Research on optimization strategy of TBM tunneling parameters based on stratum perception and simulation tunneling experiment

Abstract

Real-time perception of surrounding rock stratum and optimization decision of tunneling parameters are of great significance for TBM safe and efficient tunneling. Taking a diversion tunnel in Xinjiang as the engineering background, 948 groups of tunneling data of surrounding rocks at all grades were collected. Aiming at the problem of unbalanced tunneling data of different grades of surrounding rock, the quaternion classification problem of surrounding rock grade is converted into the binary classification problem, and the surrounding rock stratum perception model is established based on EasyEnsemble algorithm.

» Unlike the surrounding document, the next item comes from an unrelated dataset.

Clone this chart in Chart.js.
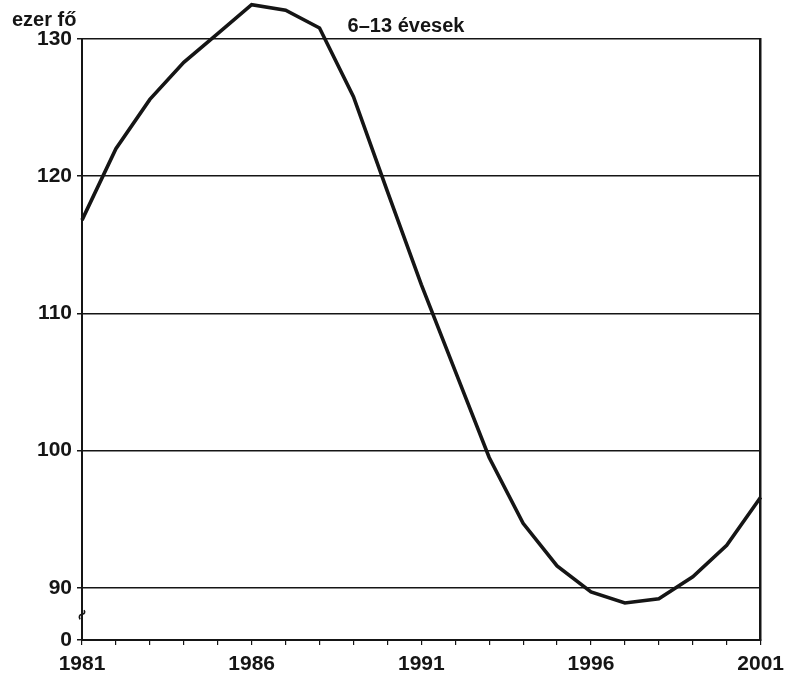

On this basis, a flow frame for optimization of all grades surrounding rock tunneling parameters is proposed, and the differences between the optimization results of exhaustive method, simulated annealing algorithm and ant colony optimization algorithm are compared. The results show that the prediction error of ant colony optimization model is less than 5 %, and the running time is only 1/12 ∼ 1/6 of the exhaustive method. Then, based on the self-developed model test equipment, a similar materials test block of surrounding rock stratum is configured, and a scale cutter head is used for simulation tunneling experiment. The experiment shows that the ant colony optimization model optimization result is the best combination of tunneling parameters, which shows that the proposed optimization flow frame of tunneling parameters has good applicability. Finally, the AdaBoost model was trained with unbalanced samples of various grades of surrounding rock, and the prediction results were statistically analyzed. The results showed that the AUC value of EasyEnsemble model increased by 11.33 % on average, the F-measure increased by 18.12 % on average, and the G-measure increased by 14.00 % on average compared with the AdaBoost model, indicating that data balance has a significant effect on improving the perception accuracy of surrounding rock stratum.